题意
已知\(a_{i} = \sum_{j=1}^{i} \{^{i} _{j} \}b_{j}\), 给出\(a_{1} 到 a_{n}\) ;
求\(b_{l} 到 b_{r}\)在\(1e9+7\)的意义下取模的值;
\(1 \le l \le r \le n \le 10^5\)
\(r-l \le 100\)
\(0 \le a_{i} \lt 10^9 + 7\)
题解
Part1
斯特林反演():
- \(f(n) = \sum_{i=1}^{n} \{^n_i\} g(n) \Longleftrightarrow g(n) = \sum_{i=1}^{n} (-1)^{n-i} [^n_i]f(i)\)
由于\(r-l\)比较小,可以直接暴力求,只需要快速求出\([^n_1] - [^n_n]\)
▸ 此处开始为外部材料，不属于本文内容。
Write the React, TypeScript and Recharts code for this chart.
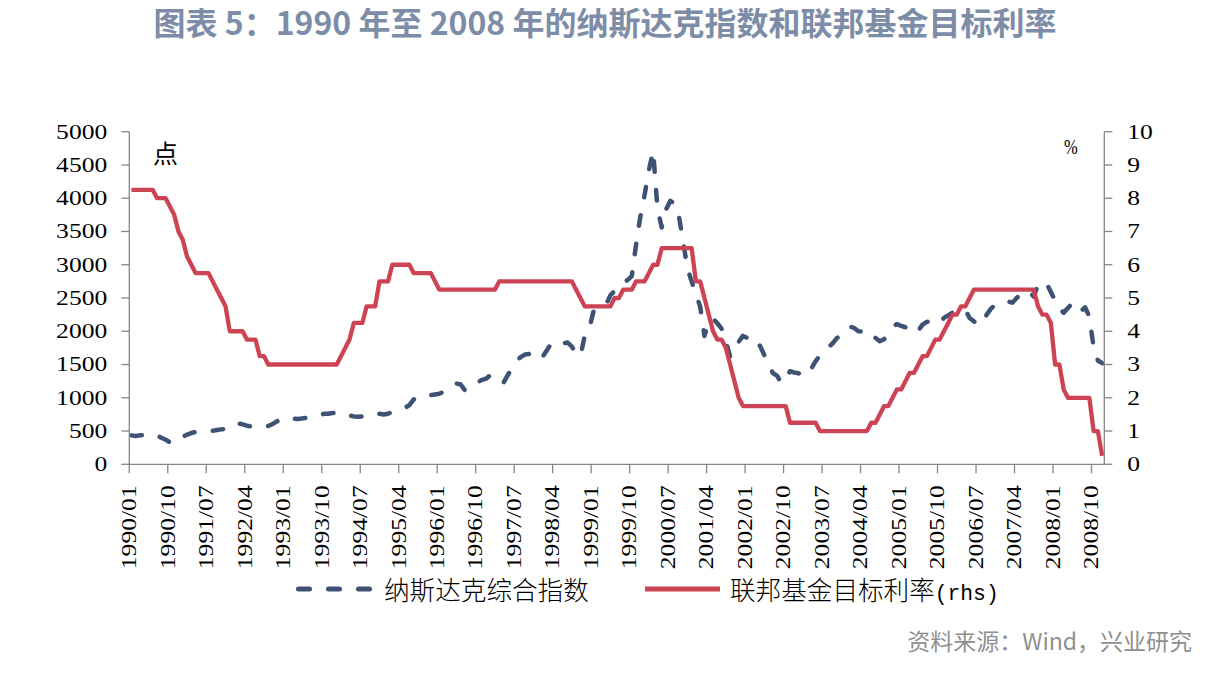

\([_m^n] = [x^m] x^{\overline n}\) , 其中\(x^{\overline n} = \Pi_{i=1}^n(x+i-1)\)
Part 2
直接做是\(n log ^2n\)的,假设在计算\(F_n(x) = x^{\overline n}\)时已经计算了\(F_\frac{n}{2}(x)\),记\(m = \frac{n}{2} , F_{m} = \sum_{i=0}^{m}a_{i} x^{i}\)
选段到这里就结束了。